Sorry for the lack of posts for the last couple of days. I am in Arizona. I will return to my blog on Monday with new posts. I went to a restaurant the other day and had the most delectable Strawberry Mousse. This recipe from "The Silver Palate Cookbook" is quite close to the one I ordered. It could also make a nice dessert for Valentine's Day.
Serves: 8 - 10
2-1/2 pints strawberries, stemmed, washed, and drained
2 tablespoons fresh lemon juice
1 tablespoon unflavored gelatin
6 tablespoons boiling water
2 egg yolks
2/3 cup sugar
2 tablespoons Cointreau
2 cups heavy cream, chilled
Additional whole strawberries, for garnish
1. Combine the strawberries, lemon juice, and gelatin in a food processor. Purée until smooth. Carefully pour in the boiling water and process again, briefly. Let the mixture cool to room temperature.
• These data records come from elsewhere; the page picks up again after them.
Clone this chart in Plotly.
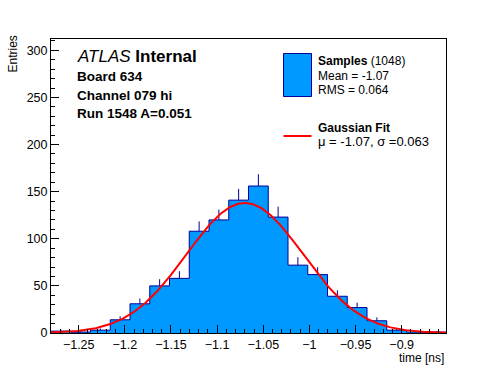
import numpy as np
import plotly.graph_objects as go

# ---- data ----
bin_lo = -1.28
bin_width = 0.0214
counts = [2, 1, 3, 14, 31, 50, 58, 108, 120, 141, 156, 123, 72, 62, 39, 27, 13, 3, 1, 1]
x_range = [-1.28, -0.852]
y_range = [0, 312]
fit_const = 138.0
fit_mu = -1.07
fit_sigma = 0.063

n = len(counts)
edges = [bin_lo + i * bin_width for i in range(n + 1)]
centers = [bin_lo + (i + 0.5) * bin_width for i in range(n)]
errs = [float(np.sqrt(c)) for c in counts]

FILL = "#0099ff"
EDGE = "#000099"
FONT = "Liberation Sans, Arial, sans-serif"

fig = go.Figure()

# histogram fill + outline (step)
fig.add_trace(go.Scatter(
    x=edges, y=counts + [counts[-1]], mode="lines", line_shape="hv",
    line=dict(color=EDGE, width=1), fill="tozeroy", fillcolor=FILL,
    hoverinfo="skip", showlegend=False))

# upper error bars
fig.add_trace(go.Scatter(
    x=centers, y=counts, mode="markers",
    marker=dict(size=1, color="rgba(0,0,0,0)"),
    error_y=dict(type="data", symmetric=False, array=errs,
                 arrayminus=[0] * n, width=0, thickness=1, color=EDGE),
    hoverinfo="skip", showlegend=False))

# gaussian fit
xf = np.linspace(x_range[0], x_range[1], 400)
yf = fit_const * np.exp(-0.5 * ((xf - fit_mu) / fit_sigma) ** 2)
fig.add_trace(go.Scatter(x=xf, y=yf, mode="lines",
                         line=dict(color="#ff0000", width=2),
                         hoverinfo="skip", showlegend=False))

L, R, T, B = 51, 50, 39, 39
W, H = 496, 372
PW, PH = W - L - R, H - T - B


def px(x):
    return (x - L) / PW


def py(y):
    return (H - B - y) / PH


ann = []


def text(x, y, s, size, xanchor="left", yanchor="middle", angle=0):
    ann.append(dict(x=px(x), y=py(y), xref="paper", yref="paper", text=s,
                    showarrow=False, xanchor=xanchor, yanchor=yanchor,
                    textangle=angle, font=dict(family=FONT, size=size, color="black")))


text(75, 57, "<i>ATLAS</i> <b>Internal</b>", 17)
text(75, 76, "<b>Board 634</b>", 13.5)
text(75, 95, "<b>Channel 079 hi</b>", 13.5)
text(75, 114, "<b>Run 1548 A=0.051</b>", 13.5)

text(316, 61, "<b>Samples</b> (1048)", 12)
text(316, 76, "Mean = -1.07", 12)
text(316, 90, "RMS = 0.064", 12)
text(316, 128, "<b>Gaussian Fit</b>", 12)
text(316, 141.5, "\u03bc = -1.07, \u03c3 =0.063", 13)

text(12, 34, "Entries", 12, xanchor="center", yanchor="top", angle=-90)
text(446, 357.5, "time [ns]", 12, xanchor="right")

shapes = [
    dict(type="rect", xref="paper", yref="paper", x0=px(283.5), x1=px(311.5),
         y0=py(96.5), y1=py(53.5), fillcolor=FILL, line=dict(color=EDGE, width=1)),
    dict(type="line", xref="paper", yref="paper", x0=px(283.5), x1=px(311.5),
         y0=py(136), y1=py(136), line=dict(color="#ff0000", width=2)),
]

fig.update_layout(
    width=W, height=H, margin=dict(l=L, r=R, t=T, b=B),
    paper_bgcolor="white", plot_bgcolor="white",
    font=dict(family=FONT, size=12, color="black"),
    annotations=ann, shapes=shapes, showlegend=False,
    xaxis=dict(range=x_range, dtick=0.05, tick0=0, ticks="inside", ticklen=8,
               tickcolor="black", showgrid=False, zeroline=False,
               showline=True, linecolor="black", linewidth=1, mirror=True,
               tickfont=dict(size=12.5),
               minor=dict(ticks="inside", ticklen=4, dtick=0.01, tick0=0,
                          tickcolor="black", showgrid=False)),
    yaxis=dict(range=y_range, dtick=50, tick0=0, ticks="inside", ticklen=8,
               tickcolor="black", showgrid=False, zeroline=False,
               showline=True, linecolor="black", linewidth=1, mirror=True,
               tickfont=dict(size=12.5),
               minor=dict(ticks="inside", ticklen=4, dtick=10, tick0=0,
                          tickcolor="black", showgrid=False)),
)

fig.write_html("out.html", config={"displayModeBar": False},
               post_script="document.body.style.margin='0';")
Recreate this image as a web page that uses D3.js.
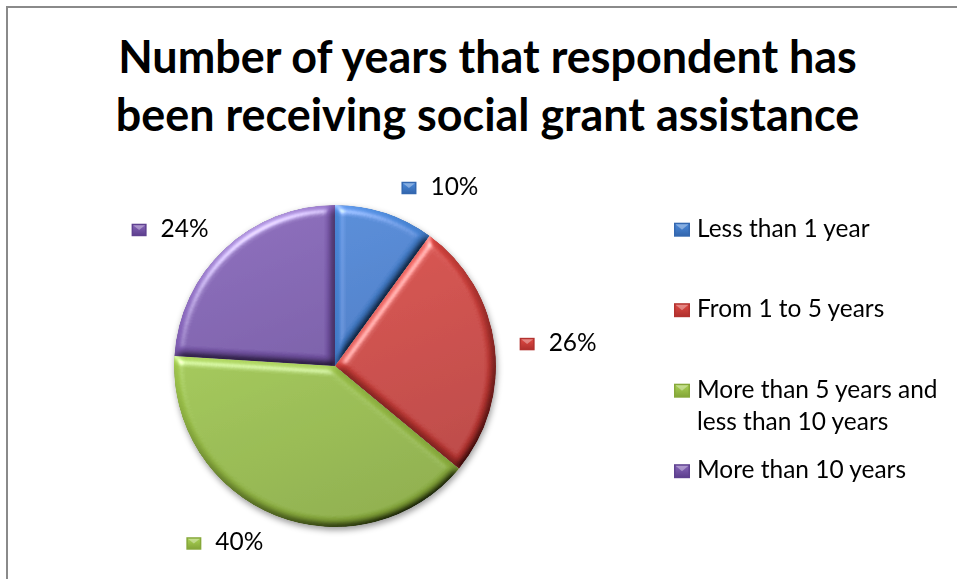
<!DOCTYPE html>
<html>
<head>
<meta charset="utf-8">
<script src="https://cdn.jsdelivr.net/npm/d3@7"></script>
<style>
  html, body { margin: 0; padding: 0; background: #fff; }
  svg { display: block; }
</style>
</head>
<body>
<script>
// ---- data ----
const titleLines = ["Number of years that respondent has", "been receiving social grant assistance"];
const categories = ["Less than 1 year", "From 1 to 5 years", "More than 5 years and less than 10 years", "More than 10 years"];
const shares = [10, 26, 40, 24];
const colorsTop = ["#4a88d8", "#dc4842", "#a8d053", "#8462b6"];
const colorsBottom = ["#3468b0", "#b3322f", "#86a83a", "#5f4190"];

// ---- layout ----
const W = 957, H = 579;
const FONT = "Lato, 'Open Sans', sans-serif";
const cx = 335, cy = 366, R = 161;

const svg = d3.select("body").append("svg").attr("width", W).attr("height", H);

function textWidth(text, weight, size) {
  const t = svg.append("text").attr("font-family", FONT).attr("font-weight", weight)
    .attr("font-size", size).text(text);
  const w = t.node().getComputedTextLength();
  t.remove();
  return w;
}
function fitSize(text, weight, target) {
  return 100 * target / textWidth(text, weight, 100);
}

const titleSize = fitSize(titleLines[0], "bold", 739);
const bodySize = (fitSize("More than 5 years and", "normal", 243) + fitSize("Less than 1 year", "normal", 171)) / 2;

// chart frame
svg.append("rect").attr("x", 7).attr("y", 7).attr("width", W + 20).attr("height", H + 20)
  .attr("fill", "#fff").attr("stroke", "#8a8a8a").attr("stroke-width", 2);

// title
svg.append("g").selectAll("text").data(titleLines).join("text")
  .attr("x", 487.5).attr("y", (d, i) => 73 + i * 58)
  .attr("text-anchor", "middle")
  .attr("font-family", FONT).attr("font-weight", "bold").attr("font-size", titleSize)
  .attr("fill", "#000").text(d => d);

// ---- defs: gradients and bevel lighting ----
const defs = svg.append("defs");
categories.forEach((c, i) => {
  const g = defs.append("linearGradient").attr("id", "gradS" + i)
    .attr("gradientUnits", "userSpaceOnUse")
    .attr("x1", -R * 0.4).attr("y1", -R).attr("x2", R * 0.4).attr("y2", R);
  g.append("stop").attr("offset", "0%").attr("stop-color", colorsTop[i]);
  g.append("stop").attr("offset", "100%").attr("stop-color", colorsBottom[i]);
  const k = defs.append("linearGradient").attr("id", "key" + i)
    .attr("x1", 0).attr("y1", 0).attr("x2", 0).attr("y2", 1);
  k.append("stop").attr("offset", "0%").attr("stop-color", colorsTop[i]);
  k.append("stop").attr("offset", "100%").attr("stop-color", colorsBottom[i]);
});

const elev = 50;
const bevel = defs.append("filter").attr("id", "bevel")
  .attr("x", "-5%").attr("y", "-5%").attr("width", "110%").attr("height", "110%");
bevel.append("feGaussianBlur").attr("in", "SourceAlpha").attr("stdDeviation", 4).attr("result", "blur");
const diff = bevel.append("feDiffuseLighting").attr("in", "blur").attr("surfaceScale", 6)
  .attr("diffuseConstant", 1).attr("lighting-color", "#fff").attr("result", "diff");
diff.append("feDistantLight").attr("azimuth", 240).attr("elevation", elev);
bevel.append("feComposite").attr("in", "SourceGraphic").attr("in2", "diff")
  .attr("operator", "arithmetic").attr("k1", 1 / Math.sin(elev * Math.PI / 180))
  .attr("k2", 0).attr("k3", 0).attr("k4", 0).attr("result", "lit");
const spec = bevel.append("feSpecularLighting").attr("in", "blur").attr("surfaceScale", 6)
  .attr("specularConstant", 0.9).attr("specularExponent", 22).attr("lighting-color", "#fff").attr("result", "spec");
spec.append("feDistantLight").attr("azimuth", 240).attr("elevation", 35);
bevel.append("feComposite").attr("in", "spec").attr("in2", "SourceAlpha").attr("operator", "in").attr("result", "specIn");
bevel.append("feComposite").attr("in", "lit").attr("in2", "specIn")
  .attr("operator", "arithmetic").attr("k1", 0).attr("k2", 1).attr("k3", 0.6).attr("k4", 0).attr("result", "out");
bevel.append("feComposite").attr("in", "out").attr("in2", "SourceAlpha").attr("operator", "in");

const shadow = defs.append("filter").attr("id", "shadow")
  .attr("x", "-10%").attr("y", "-10%").attr("width", "120%").attr("height", "125%");
shadow.append("feDropShadow").attr("dx", 1).attr("dy", 3).attr("stdDeviation", 3)
  .attr("flood-color", "#000").attr("flood-opacity", 0.4);

// ---- pie ----
const pie = d3.pie().sort(null).value(d => d).startAngle(0).endAngle(2 * Math.PI);
const arcs = pie(shares);
const arc = d3.arc().innerRadius(0).outerRadius(R);

const pieG = svg.append("g").attr("filter", "url(#shadow)");
pieG.append("g").attr("transform", `translate(${cx},${cy})`)
  .selectAll("path").data(arcs).join("path")
  .attr("d", arc)
  .attr("fill", (d, i) => `url(#gradS${i})`)
  .attr("filter", "url(#bevel)");

// small bevelled key square
function drawKey(g, x, y, w, h, i) {
  g.append("rect").attr("x", x).attr("y", y).attr("width", w).attr("height", h)
    .attr("fill", colorsBottom[i]);
  g.append("rect").attr("x", x + 1.5).attr("y", y + 1.5).attr("width", w - 3).attr("height", h - 3)
    .attr("fill", `url(#key${i})`);
  g.append("path")
    .attr("d", `M${x + 1.5},${y + 1.5}L${x + w - 1.5},${y + 1.5}L${x + w / 2},${y + h * 0.5}Z`)
    .attr("fill", "#fff").attr("opacity", 0.35);
}

// ---- data labels (key + percentage) ----
const labelG = svg.append("g");
arcs.forEach((d, i) => {
  const a = (d.startAngle + d.endAngle) / 2;
  const s = Math.sin(a), c = Math.cos(a);
  const txt = d.data + "%";
  const tw = textWidth(txt, "normal", bodySize);
  const boxW = 29 + tw;
  const nearX = cx + (R + 12) * s + (s >= 0 ? 13 : -8);
  const left = s >= 0 ? nearX : nearX - boxW;
  const baseline = cy - (R + 28) * c + 8.5;
  drawKey(labelG, left, baseline - 13, 15, 12.5, i);
  labelG.append("text").attr("x", left + 29).attr("y", baseline)
    .attr("font-family", FONT).attr("font-size", bodySize).attr("fill", "#000").text(txt);
});

// ---- legend ----
const legendG = svg.append("g");
const legendX = 674, legendTextX = 697, legendTop = 236.7, legendStep = 80.5, lineH = 32, wrapW = 250;
function wrap(text) {
  const words = text.split(" ");
  const lines = [];
  let cur = "";
  words.forEach(wd => {
    const trial = cur ? cur + " " + wd : wd;
    if (cur && textWidth(trial, "normal", bodySize) > wrapW) { lines.push(cur); cur = wd; }
    else cur = trial;
  });
  lines.push(cur);
  return lines;
}
categories.forEach((cat, i) => {
  const base = legendTop + i * legendStep;
  drawKey(legendG, legendX, base - 14, 16, 14, i);
  const t = legendG.append("text").attr("x", legendTextX).attr("y", base)
    .attr("font-family", FONT).attr("font-size", bodySize).attr("fill", "#000");
  wrap(cat).forEach((ln, j) => {
    t.append("tspan").attr("x", legendTextX).attr("y", base + j * lineH).text(ln);
  });
});
</script>
</body>
</html>
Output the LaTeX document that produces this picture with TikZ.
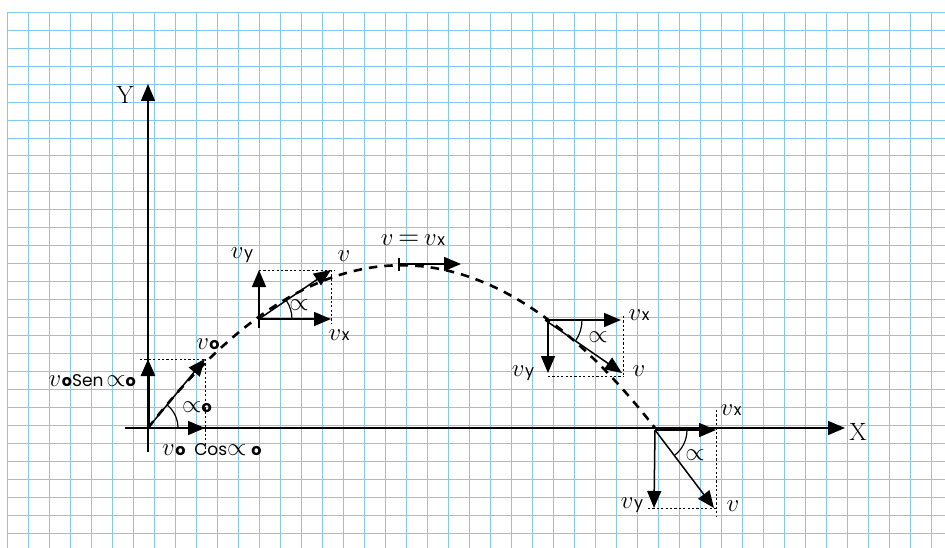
\documentclass[tikz,border=0pt]{standalone}
\usepackage{fontspec}
\setsansfont{Poppins}
\usetikzlibrary{arrows.meta}
\definecolor{gridblue}{RGB}{130,200,240}
\newcommand{\myv}[1]{$v$\kern0.5pt{\sffamily\fontsize{16}{18}\selectfont #1}}
\newcommand{\myvo}{$v$\kern0.5pt{\sffamily\bfseries\fontsize{16}{18}\selectfont o}}
\newcommand{\myalpha}{$\propto$}
\tikzset{
  gridline/.style={draw=gridblue, line width=1pt},
  vec/.style={-{Triangle[length=17pt,width=14pt]}, line width=1.5pt},
  guide/.style={dash pattern=on 2.2pt off 2.2pt, line width=1pt},
  traj/.style={dash pattern=on 8.5pt off 7pt, line width=2.6pt},
  lbl/.style={inner sep=0pt, font=\fontsize{29}{31}\selectfont},
  axlbl/.style={inner sep=0pt, font=\fontsize{25}{27}\selectfont},
  arcline/.style={line width=1.2pt}
}
\begin{document}
\begin{tikzpicture}[x=1pt,y=-1pt]
\useasboundingbox[fill=white] (0,0) rectangle (945,548);
% grid
\foreach \k in {0,...,44} \draw[gridline] ({7.3+21*\k},12.3) -- ({7.3+21*\k},548);
\foreach \k in {0,...,29} \draw[gridline] (7.3,{12.3+17.96*\k}) -- (945,{12.3+17.96*\k});

% key points
\coordinate (O) at (148,428);
\coordinate (Ybot) at (148,452);
\coordinate (Ytop) at (148,84);
\coordinate (Xleft) at (125,428);
\coordinate (Xright) at (845,428);
\coordinate (V1) at (205,359);
\coordinate (V1y) at (148,359);
\coordinate (V1x) at (205,428);
\coordinate (V1g) at (140,359);
\coordinate (V1d) at (205,452);
\coordinate (A2) at (259,319);
\coordinate (A2b) at (259,328);
\coordinate (V2) at (331,270);
\coordinate (V2y) at (259,270);
\coordinate (V2x) at (331,319);
\coordinate (V2c) at (334,270);
\coordinate (V2d) at (331,323);
\coordinate (P) at (399,264);
\coordinate (Pt) at (399,258);
\coordinate (Pb) at (399,271);
\coordinate (Px) at (461,264);
\coordinate (A3) at (545,320);
\coordinate (A3v) at (548,320);
\coordinate (V3) at (622,373);
\coordinate (V3y) at (548,373);
\coordinate (V3x) at (621,320);
\coordinate (V3a) at (623,316);
\coordinate (V3b) at (623,376);
\coordinate (V3c) at (548,376);
\coordinate (A4) at (655,430);
\coordinate (V4) at (714,508);
\coordinate (V4y) at (654,508);
\coordinate (V4x) at (716,430);
\coordinate (V4a) at (716,410);
\coordinate (V4b) at (716,516);
\coordinate (V4e) at (716,508);
\coordinate (V4c) at (648,508);

% axes
\draw[vec] (Ybot) -- (Ytop);
\draw[vec] (Xleft) -- (Xright);
\node[axlbl] (Ylab) at (125,95) {Y};
\node[axlbl] (Xlab) at (858,432) {X};

% trajectory
\draw[traj] (O) .. controls (317,211) and (486,211) .. (655,428);

% vector 1
\draw[guide] (V1g) -- (V1);
\draw[guide] (V1) -- (V1d);
\draw[vec, line width=3pt] (O) -- (V1y);
\draw[vec] (O) -- (V1x);
\draw[vec] (O) -- (V1);
\draw[arcline] (178,428) arc[start angle=0, end angle=-50, radius=30];
\node[lbl] (l1v) at (208,344) {\myvo};
\node[lbl, anchor=east] (l1s) at (136,381) {\myvo{\sffamily\fontsize{17}{18}\selectfont Sen\,}\myalpha{\sffamily\bfseries\fontsize{16}{18}\selectfont o}};
\node[lbl] (l1a) at (197,407) {\myalpha{\sffamily\bfseries\fontsize{16}{18}\selectfont o}};
\node[lbl, anchor=west] (l1c) at (162,450) {\myvo\ {\sffamily\fontsize{17}{18}\selectfont Cos}\myalpha\,{\sffamily\bfseries\fontsize{16}{18}\selectfont o}};

% vector 2
\draw[guide] (V2y) -- (V2c);
\draw[guide] (V2) -- (V2d);
\draw[vec] (A2b) -- (V2y);
\draw[vec] (A2) -- (V2x);
\draw[vec] (A2) -- (V2);
\draw[arcline] (292,319) arc[start angle=0, end angle=-34.6, radius=33];
\node[lbl] (l2y) at (242,255) {\myv{y}};
\node[lbl] (l2v) at (344,256) {$v$};
\node[lbl] (l2x) at (339,335) {\myv{x}};
\node[lbl] (l2a) at (299,305) {\myalpha};

% peak
\draw[line width=1.5pt] (Pt) -- (Pb);
\draw[vec] (P) -- (Px);
\node[lbl] (lp) at (413,240) {$v$\,=\,\myv{x}};

% vector 3
\draw[guide] (V3a) -- (V3b);
\draw[guide] (V3c) -- (V3b);
\draw[vec] (A3v) -- (V3y);
\draw[vec] (A3) -- (V3x);
\draw[vec] (A3) -- (V3);
\draw[arcline] (582,320) arc[start angle=0, end angle=34, radius=37];
\node[lbl] (l3x) at (639,315) {\myv{x}};
\node[lbl] (l3y) at (523,373) {\myv{y}};
\node[lbl] (l3v) at (639,371) {$v$};
\node[lbl] (l3a) at (598,337) {\myalpha};

% vector 4
\draw[guide] (V4a) -- (V4b);
\draw[guide] (V4c) -- (V4e);
\draw[vec] (A4) -- (V4y);
\draw[vec] (A4) -- (V4x);
\draw[vec] (A4) -- (V4);
\draw[arcline] (687,430) arc[start angle=0, end angle=53, radius=32];
\node[lbl] (l4x) at (731,410) {\myv{x}};
\node[lbl] (l4y) at (632,505) {\myv{y}};
\node[lbl] (l4v) at (733,506) {$v$};
\node[lbl] (l4a) at (695,455) {\myalpha};
\end{tikzpicture}
\end{document}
2. Beat the egg yolks and sugar together until pale yellow and thick. Whisk in the Cointreau and beat for another minute. Pour the egg mixture into the top of a double boiler set over simmering water and stir until slightly thickened and hot to the touch. Cool to room temperature.
3. Combine the strawberry and egg mixtures and chill until just beginning to set.
4. Whip the cream to soft peaks and fold gently into the chilled mousse mixture. Spoon into 8 to 10 individual dessert glasses or a serving bowl. Chill for at least 4 hours. Garnish with the whole strawberries before serving.